====== INFORMATION PROVIDED
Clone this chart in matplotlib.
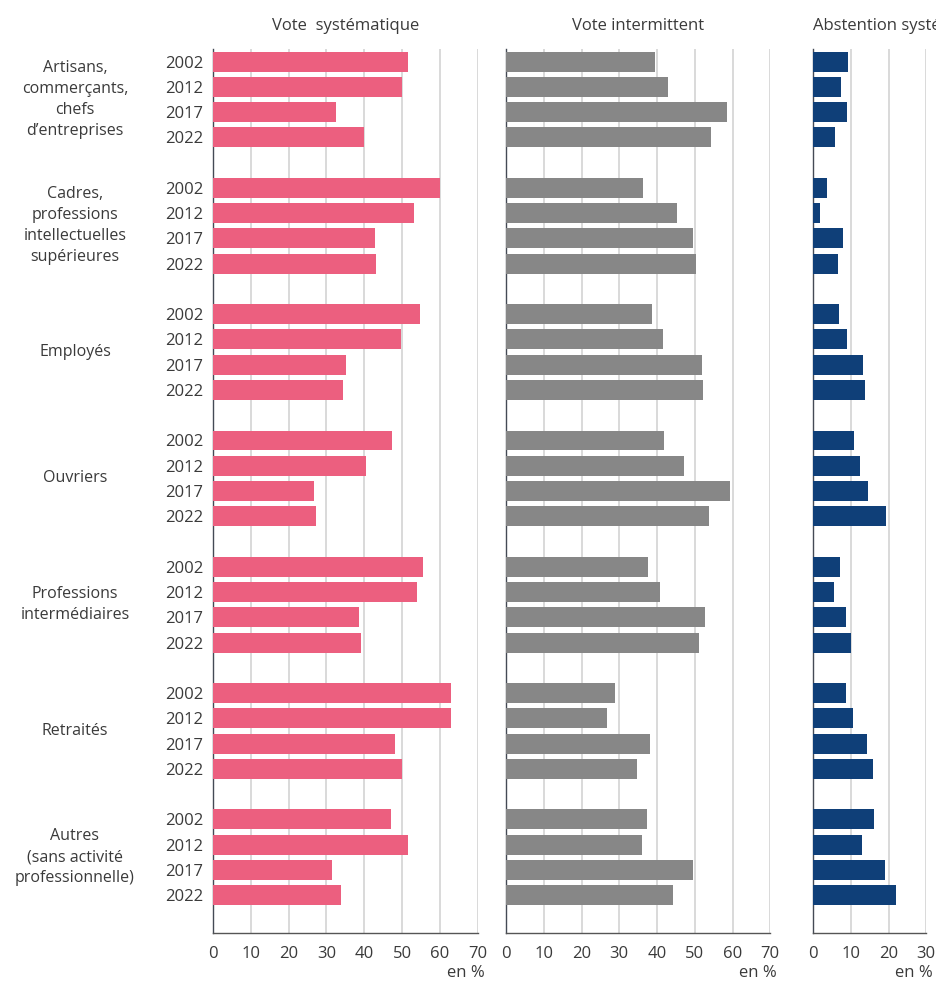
import matplotlib
matplotlib.use("Agg")
import matplotlib.pyplot as plt
import matplotlib.transforms as mtransforms

plt.rcParams['font.family'] = ['Open Sans', 'DejaVu Sans']

# categories and years
groups = ["Artisans,\ncommerçants,\nchefs\nd\u2019entreprises",
          "Cadres,\nprofessions\nintellectuelles\nsupérieures",
          "Employés",
          "Ouvriers",
          "Professions\nintermédiaires",
          "Retraités",
          "Autres\n(sans activité\nprofessionnelle)"]
years = ["2002", "2012", "2017", "2022"]

# values in %, one row per group, columns follow years
vote_systematique = [[51.6, 50.0, 32.5, 39.9],
                     [60.0, 53.2, 42.9, 43.1],
                     [54.8, 49.7, 35.2, 34.4],
                     [47.4, 40.5, 26.7, 27.2],
                     [55.6, 54.0, 38.6, 39.2],
                     [63.0, 63.0, 48.1, 50.0],
                     [47.1, 51.6, 31.5, 33.9]]
vote_intermittent = [[39.5, 42.9, 58.5, 54.3],
                     [36.3, 45.3, 49.5, 50.3],
                     [38.7, 41.6, 51.9, 52.2],
                     [41.9, 47.2, 59.3, 53.8],
                     [37.6, 40.8, 52.7, 51.1],
                     [28.9, 26.8, 38.1, 34.7],
                     [37.4, 36.0, 49.5, 44.2]]
abstention = [[9.3, 7.4, 9.0, 5.8],
              [3.7, 1.9, 7.9, 6.6],
              [6.9, 9.0, 13.2, 13.8],
              [10.8, 12.4, 14.6, 19.3],
              [7.1, 5.6, 8.7, 10.1],
              [8.7, 10.6, 14.3, 15.9],
              [16.1, 13.0, 19.0, 22.0]]

panels = [("Vote  systématique", vote_systematique, "#ec5f7f", 70, "center"),
          ("Vote intermittent", vote_intermittent, "#878787", 70, "center"),
          ("Abstention systématique", abstention, "#0f3f78", 30, "left")]

text_color = "#3a3a3a"
W, H = 937, 981
fig = plt.figure(figsize=(W / 100, H / 100), dpi=100)

# axes placement in pixels: left, right
boxes = [(213, 477.7), (506, 770.3), (813, 926.3)]
top, bottom = 49, 933

# bar positions: 4 years then one empty slot per group
ypos = []
for g in range(len(groups)):
    for i in range(len(years)):
        ypos.append(g * 5 + i)
ylabels = years * len(groups)

axes = []
for (title, values, color, xmax, loc), (x0, x1) in zip(panels, boxes):
    ax = fig.add_axes([x0 / W, 1 - bottom / H, (x1 - x0) / W, (bottom - top) / H])
    flat = [v for row in values for v in row]
    ax.barh(ypos, flat, height=0.79, color=color, zorder=3)
    ax.set_xlim(0, xmax)
    ax.set_ylim(34.5, -0.5)
    ax.set_xticks(range(0, xmax + 1, 10))
    ax.grid(axis='x', color='#d0d0d0', linewidth=1.1, zorder=0)
    ax.set_axisbelow(True)
    for s in ['top', 'right']:
        ax.spines[s].set_visible(False)
    ax.spines['left'].set_color('#444a55')
    ax.spines['bottom'].set_color('#555555')
    ax.spines['left'].set_linewidth(1.0)
    ax.spines['bottom'].set_linewidth(1.0)
    ax.tick_params(axis='x', length=0, pad=9, labelsize=12, labelcolor=text_color)
    ax.tick_params(axis='y', length=0, pad=7, labelsize=12, labelcolor=text_color)
    ax.set_yticks(ypos)
    if not axes:
        ax.set_yticklabels(ylabels)
    else:
        ax.set_yticklabels([])
    # the last title runs past the right edge, as in the original
    if loc == "left":
        ax.set_title(title, loc='left', fontsize=12, color=text_color, pad=14)
    else:
        ax.set_title(title, fontsize=12, color=text_color, pad=14)
    ax.annotate("en %", xy=(1, 0), xycoords='axes fraction', xytext=(5, -28.5),
                textcoords='offset points', ha='right', va='center',
                fontsize=12, color=text_color)
    axes.append(ax)

# group labels at the left
trans = mtransforms.blended_transform_factory(fig.transFigure, axes[0].transData)
for g, name in enumerate(groups):
    axes[0].text(75 / W, g * 5 + 1.5, name, transform=trans, ha='center', va='center',
                 fontsize=11.5, color=text_color, linespacing=1.42)

fig.savefig("out.png", dpi=100)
============
### INSTRUCTIONS FOR THE TASK
Using the material above, set down every line exactly, but skip the pictures.

### OUTPUT
Clone this chart in matplotlib.
import matplotlib
matplotlib.use("Agg")
import matplotlib.pyplot as plt
import matplotlib.transforms as mtransforms

plt.rcParams['font.family'] = ['Open Sans', 'DejaVu Sans']

# categories and years
groups = ["Artisans,\ncommerçants,\nchefs\nd\u2019entreprises",
          "Cadres,\nprofessions\nintellectuelles\nsupérieures",
          "Employés",
          "Ouvriers",
          "Professions\nintermédiaires",
          "Retraités",
          "Autres\n(sans activité\nprofessionnelle)"]
years = ["2002", "2012", "2017", "2022"]

# values in %, one row per group, columns follow years
vote_systematique = [[51.6, 50.0, 32.5, 39.9],
                     [60.0, 53.2, 42.9, 43.1],
                     [54.8, 49.7, 35.2, 34.4],
                     [47.4, 40.5, 26.7, 27.2],
                     [55.6, 54.0, 38.6, 39.2],
                     [63.0, 63.0, 48.1, 50.0],
                     [47.1, 51.6, 31.5, 33.9]]
vote_intermittent = [[39.5, 42.9, 58.5, 54.3],
                     [36.3, 45.3, 49.5, 50.3],
                     [38.7, 41.6, 51.9, 52.2],
                     [41.9, 47.2, 59.3, 53.8],
                     [37.6, 40.8, 52.7, 51.1],
                     [28.9, 26.8, 38.1, 34.7],
                     [37.4, 36.0, 49.5, 44.2]]
abstention = [[9.3, 7.4, 9.0, 5.8],
              [3.7, 1.9, 7.9, 6.6],
              [6.9, 9.0, 13.2, 13.8],
              [10.8, 12.4, 14.6, 19.3],
              [7.1, 5.6, 8.7, 10.1],
              [8.7, 10.6, 14.3, 15.9],
              [16.1, 13.0, 19.0, 22.0]]

panels = [("Vote  systématique", vote_systematique, "#ec5f7f", 70, "center"),
          ("Vote intermittent", vote_intermittent, "#878787", 70, "center"),
          ("Abstention systématique", abstention, "#0f3f78", 30, "left")]

text_color = "#3a3a3a"
W, H = 937, 981
fig = plt.figure(figsize=(W / 100, H / 100), dpi=100)

# axes placement in pixels: left, right
boxes = [(213, 477.7), (506, 770.3), (813, 926.3)]
top, bottom = 49, 933

# bar positions: 4 years then one empty slot per group
ypos = []
for g in range(len(groups)):
    for i in range(len(years)):
        ypos.append(g * 5 + i)
ylabels = years * len(groups)

axes = []
for (title, values, color, xmax, loc), (x0, x1) in zip(panels, boxes):
    ax = fig.add_axes([x0 / W, 1 - bottom / H, (x1 - x0) / W, (bottom - top) / H])
    flat = [v for row in values for v in row]
    ax.barh(ypos, flat, height=0.79, color=color, zorder=3)
    ax.set_xlim(0, xmax)
    ax.set_ylim(34.5, -0.5)
    ax.set_xticks(range(0, xmax + 1, 10))
    ax.grid(axis='x', color='#d0d0d0', linewidth=1.1, zorder=0)
    ax.set_axisbelow(True)
    for s in ['top', 'right']:
        ax.spines[s].set_visible(False)
    ax.spines['left'].set_color('#444a55')
    ax.spines['bottom'].set_color('#555555')
    ax.spines['left'].set_linewidth(1.0)
    ax.spines['bottom'].set_linewidth(1.0)
    ax.tick_params(axis='x', length=0, pad=9, labelsize=12, labelcolor=text_color)
    ax.tick_params(axis='y', length=0, pad=7, labelsize=12, labelcolor=text_color)
    ax.set_yticks(ypos)
    if not axes:
        ax.set_yticklabels(ylabels)
    else:
        ax.set_yticklabels([])
    # the last title runs past the right edge, as in the original
    if loc == "left":
        ax.set_title(title, loc='left', fontsize=12, color=text_color, pad=14)
    else:
        ax.set_title(title, fontsize=12, color=text_color, pad=14)
    ax.annotate("en %", xy=(1, 0), xycoords='axes fraction', xytext=(5, -28.5),
                textcoords='offset points', ha='right', va='center',
                fontsize=12, color=text_color)
    axes.append(ax)

# group labels at the left
trans = mtransforms.blended_transform_factory(fig.transFigure, axes[0].transData)
for g, name in enumerate(groups):
    axes[0].text(75 / W, g * 5 + 1.5, name, transform=trans, ha='center', va='center',
                 fontsize=11.5, color=text_color, linespacing=1.42)

fig.savefig("out.png", dpi=100)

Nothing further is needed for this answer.